> [Exercise goal] Leaving out the pictures, retype the lines from the beginning of the listing through the line containing "const DIAMOND_ICON = 'path://M0,0".

> [Source excerpt]
╔══

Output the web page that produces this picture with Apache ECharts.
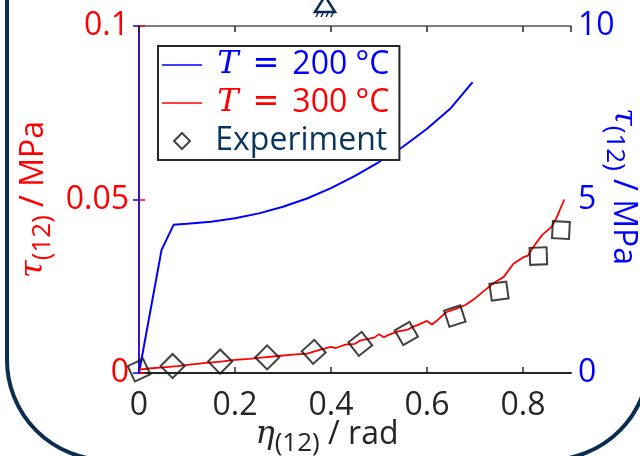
<!DOCTYPE html>
<html>
<head>
<meta charset="utf-8">
<script src="https://cdn.jsdelivr.net/npm/echarts@6/dist/echarts.min.js"></script>
<style>html,body{margin:0;padding:0;background:#fff;}#c{width:640px;height:456px;}</style>
</head>
<body>
<div id="c"></div>
<script>
// ---- data ----
const blueX = [0, 0.047, 0.072, 0.1, 0.15, 0.2, 0.25, 0.3, 0.35, 0.4, 0.45, 0.5, 0.55, 0.6, 0.65, 0.695];
const blueY = [0, 3.55, 4.27, 4.30, 4.36, 4.46, 4.60, 4.79, 5.03, 5.33, 5.68, 6.08, 6.52, 7.04, 7.64, 8.38];

const redX = [0, 0.02, 0.05, 0.08, 0.11, 0.14, 0.17, 0.2, 0.23, 0.26, 0.29, 0.32, 0.35, 0.38, 0.4, 0.41, 0.43, 0.45, 0.46, 0.47, 0.49, 0.5, 0.51, 0.52, 0.54, 0.56, 0.57, 0.58, 0.6, 0.61, 0.62, 0.64, 0.66, 0.68, 0.7, 0.72, 0.74, 0.76, 0.78, 0.8, 0.81, 0.82, 0.84, 0.86, 0.87, 0.886];
const redY = [0.0010, 0.0013, 0.0016, 0.0020, 0.0025, 0.0029, 0.0033, 0.0038, 0.0041, 0.0045, 0.0049, 0.0053, 0.0056, 0.0068, 0.0075, 0.0072, 0.0082, 0.0084, 0.0093, 0.0096, 0.0102, 0.0112, 0.0103, 0.0110, 0.0120, 0.0125, 0.0133, 0.0138, 0.0150, 0.0140, 0.0150, 0.0175, 0.0185, 0.0196, 0.0215, 0.0238, 0.0260, 0.0277, 0.0315, 0.0333, 0.0338, 0.0360, 0.0398, 0.0422, 0.0448, 0.0500];

const expX = [0.0, 0.070, 0.169, 0.267, 0.364, 0.461, 0.557, 0.658, 0.750, 0.832, 0.879];
const expY = [0.0008, 0.0020, 0.0033, 0.0045, 0.0061, 0.0084, 0.0114, 0.0164, 0.0236, 0.0337, 0.0412];

const xTicks = { min: 0, max: 0.9, interval: 0.2 };
const yLeftTicks = { min: 0, max: 0.1, interval: 0.05 };
const yRightTicks = { min: 0, max: 10, interval: 5 };

const legendNames = ['T200', 'T300', 'Experiment'];
const legendLabels = { T200: '200', T300: '300', Experiment: 'Experiment' };

// ---- styling ----
const RED = '#ff0000', BLUE = '#0000ff', DARK = '#262626', NAVY = '#0b2d52';
const FONT = 'Open Sans';
const markerRot = [25, 45, 45, 45, 42, 38, 30, 18, 8, 2, -3];
const LINE_ICON = 'path://M0,0 M40,16 M0,7.2 L40,7.2 L40,8.8 L0,8.8 Z';
const DIAMOND_ICON = 'path://M0,0 M40,16 M20,-1 L29,8 L20,17 L11,8 Z';

const chart = echarts.init(document.getElementById('c'), null, { renderer: 'canvas' });

function nameRich(color) {
  return {
    m: { fontFamily: 'DejaVu Serif', fontStyle: 'italic', fontSize: 32, lineHeight: 44, color: color, verticalAlign: 'middle' },
    s: { fontFamily: FONT, fontSize: 26, lineHeight: 28, color: color, verticalAlign: 'bottom' },
    n: { fontFamily: FONT, fontSize: 32, lineHeight: 44, color: color, verticalAlign: 'middle' }
  };
}

const option = {
  animation: false,
  backgroundColor: '#ffffff',
  grid: { left: 139, right: 69, top: 26, bottom: 83, containLabel: false, outerBoundsMode: 'none' },
  legend: {
    orient: 'vertical',
    left: 158, top: 46,
    padding: [3, 10, 3, 4],
    itemGap: 6,
    itemWidth: 40, itemHeight: 16,
    backgroundColor: '#ffffff',
    borderColor: DARK, borderWidth: 2, borderRadius: 0,
    selectedMode: false,
    data: [
      { name: 'T200', icon: LINE_ICON, itemStyle: { color: BLUE, borderWidth: 0 }, textStyle: { color: BLUE } },
      { name: 'T300', icon: LINE_ICON, itemStyle: { color: RED, borderWidth: 0 }, textStyle: { color: RED } },
      { name: 'Experiment', icon: DIAMOND_ICON, itemStyle: { color: 'rgba(0,0,0,0)', borderColor: '#111111', borderWidth: 2 }, textStyle: { color: '#08365e' } }
    ],
    formatter: function (n) {
      if (n === 'Experiment') return '{t| Experiment}';
      return '{i| T}{e|=}{t|' + legendLabels[n] + ' °C}';
    },
    textStyle: {
      fontFamily: FONT, fontSize: 32, lineHeight: 32,
      rich: {
        i: { fontFamily: 'DejaVu Serif', fontStyle: 'italic', fontSize: 32, lineHeight: 32 },
        e: { fontFamily: 'DejaVu Sans', fontSize: 32, lineHeight: 32, padding: [0, 13, 0, 14] },
        t: { fontFamily: FONT, fontSize: 32, lineHeight: 32 }
      }
    }
  },
  xAxis: [{
    type: 'value', position: 'bottom',
    min: xTicks.min, max: xTicks.max, interval: xTicks.interval,
    axisLine: { show: true, lineStyle: { color: DARK, width: 2 } },
    axisTick: { show: true, inside: true, length: 6, lineStyle: { color: DARK, width: 1.5 } },
    axisLabel: { color: DARK, fontFamily: FONT, fontSize: 32, margin: 17, showMaxLabel: false,
      formatter: v => (Math.round(v * 10) / 10).toString() },
    splitLine: { show: false },
    name: '{m|η}{s|(12)}{n| / rad}',
    nameLocation: 'middle', nameGap: 40, nameMoveOverlap: false,
    nameTextStyle: { rich: nameRich(DARK), padding: [0, 56, 0, 0] }
  }, {
    type: 'value', position: 'top',
    min: xTicks.min, max: xTicks.max, interval: xTicks.interval,
    axisLine: { show: true, onZero: false, lineStyle: { color: '#555555', width: 1.5 } },
    axisTick: { show: true, inside: true, length: 6, lineStyle: { color: DARK, width: 1.5 } },
    axisLabel: { show: false },
    splitLine: { show: false }
  }],
  yAxis: [{
    type: 'value', position: 'left',
    min: yLeftTicks.min, max: yLeftTicks.max, interval: yLeftTicks.interval,
    axisLine: { show: true, lineStyle: { color: RED, width: 1.5 } },
    axisTick: { show: true, inside: true, length: 6, lineStyle: { color: RED, width: 1.5 } },
    axisLabel: { color: RED, fontFamily: FONT, fontSize: 32, margin: 10 },
    splitLine: { show: false },
    name: '{m|τ}{s|(12)}{n| / MPa}',
    nameLocation: 'middle', nameGap: 83, nameRotate: 90, nameMoveOverlap: false,
    nameTextStyle: { rich: nameRich(RED) }
  }, {
    type: 'value', position: 'right',
    min: yRightTicks.min, max: yRightTicks.max, interval: yRightTicks.interval,
    axisLine: { show: true, lineStyle: { color: BLUE, width: 1.5 } },
    axisTick: { show: true, inside: true, length: 6, lineStyle: { color: BLUE, width: 1.5 } },
    axisLabel: { color: BLUE, fontFamily: FONT, fontSize: 32, margin: 7 },
    splitLine: { show: false },
    name: '{m|τ}{s|(12)}{n| / MPa}',
    nameLocation: 'middle', nameGap: 30, nameRotate: -90, nameMoveOverlap: false,
    nameTextStyle: { rich: nameRich(BLUE), padding: [0, 26, 0, 0] }
  }],
  graphic: [
    { type: 'rect', z: -10, silent: true,
      shape: { x: 7, y: -150, width: 642, height: 610, r: 100 },
      style: { fill: 'none', stroke: NAVY, lineWidth: 4 } },
    { type: 'polygon', z: 100, silent: true,
      shape: { points: [[315, 12], [325, -4], [335, 12]] },
      style: { fill: '#ffffff', stroke: NAVY, lineWidth: 2.5 } },
    { type: 'group', z: 100, silent: true, children: [0, 1, 2, 3].map(k => ({
      type: 'line', shape: { x1: 318 + k * 5, y1: 13, x2: 316 + k * 5, y2: 17 },
      style: { stroke: NAVY, lineWidth: 1.5 } })) }
  ],
  series: [{
    name: 'T200', type: 'line', xAxisIndex: 0, yAxisIndex: 1,
    data: blueX.map((x, i) => [x, blueY[i]]),
    symbol: 'none', showSymbol: false,
    lineStyle: { color: BLUE, width: 2 }, itemStyle: { color: BLUE }, z: 3
  }, {
    name: 'T300', type: 'line', xAxisIndex: 0, yAxisIndex: 0,
    data: redX.map((x, i) => [x, redY[i]]),
    symbol: 'none', showSymbol: false,
    lineStyle: { color: RED, width: 1.8 }, itemStyle: { color: RED }, z: 3
  }, {
    name: 'Experiment', type: 'scatter', xAxisIndex: 0, yAxisIndex: 0,
    data: expX.map((x, i) => ({ value: [x, expY[i]], symbolRotate: markerRot[i] })),
    symbol: 'rect', symbolSize: 17, clip: false,
    itemStyle: { color: 'rgba(0,0,0,0)', borderColor: '#111111', borderWidth: 2 }, z: 4
  }]
};
chart.setOption(option);
</script>
</body>
</html>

╚══

> [Response to this exercise]
Output the web page that produces this picture with Apache ECharts.
<!DOCTYPE html>
<html>
<head>
<meta charset="utf-8">
<script src="https://cdn.jsdelivr.net/npm/echarts@6/dist/echarts.min.js"></script>
<style>html,body{margin:0;padding:0;background:#fff;}#c{width:640px;height:456px;}</style>
</head>
<body>
<div id="c"></div>
<script>
// ---- data ----
const blueX = [0, 0.047, 0.072, 0.1, 0.15, 0.2, 0.25, 0.3, 0.35, 0.4, 0.45, 0.5, 0.55, 0.6, 0.65, 0.695];
const blueY = [0, 3.55, 4.27, 4.30, 4.36, 4.46, 4.60, 4.79, 5.03, 5.33, 5.68, 6.08, 6.52, 7.04, 7.64, 8.38];

const redX = [0, 0.02, 0.05, 0.08, 0.11, 0.14, 0.17, 0.2, 0.23, 0.26, 0.29, 0.32, 0.35, 0.38, 0.4, 0.41, 0.43, 0.45, 0.46, 0.47, 0.49, 0.5, 0.51, 0.52, 0.54, 0.56, 0.57, 0.58, 0.6, 0.61, 0.62, 0.64, 0.66, 0.68, 0.7, 0.72, 0.74, 0.76, 0.78, 0.8, 0.81, 0.82, 0.84, 0.86, 0.87, 0.886];
const redY = [0.0010, 0.0013, 0.0016, 0.0020, 0.0025, 0.0029, 0.0033, 0.0038, 0.0041, 0.0045, 0.0049, 0.0053, 0.0056, 0.0068, 0.0075, 0.0072, 0.0082, 0.0084, 0.0093, 0.0096, 0.0102, 0.0112, 0.0103, 0.0110, 0.0120, 0.0125, 0.0133, 0.0138, 0.0150, 0.0140, 0.0150, 0.0175, 0.0185, 0.0196, 0.0215, 0.0238, 0.0260, 0.0277, 0.0315, 0.0333, 0.0338, 0.0360, 0.0398, 0.0422, 0.0448, 0.0500];

const expX = [0.0, 0.070, 0.169, 0.267, 0.364, 0.461, 0.557, 0.658, 0.750, 0.832, 0.879];
const expY = [0.0008, 0.0020, 0.0033, 0.0045, 0.0061, 0.0084, 0.0114, 0.0164, 0.0236, 0.0337, 0.0412];

const xTicks = { min: 0, max: 0.9, interval: 0.2 };
const yLeftTicks = { min: 0, max: 0.1, interval: 0.05 };
const yRightTicks = { min: 0, max: 10, interval: 5 };

const legendNames = ['T200', 'T300', 'Experiment'];
const legendLabels = { T200: '200', T300: '300', Experiment: 'Experiment' };

// ---- styling ----
const RED = '#ff0000', BLUE = '#0000ff', DARK = '#262626', NAVY = '#0b2d52';
const FONT = 'Open Sans';
const markerRot = [25, 45, 45, 45, 42, 38, 30, 18, 8, 2, -3];
const LINE_ICON = 'path://M0,0 M40,16 M0,7.2 L40,7.2 L40,8.8 L0,8.8 Z';
const DIAMOND_ICON = 'path://M0,0 M40,16 M20,-1 L29,8 L20,17 L11,8 Z';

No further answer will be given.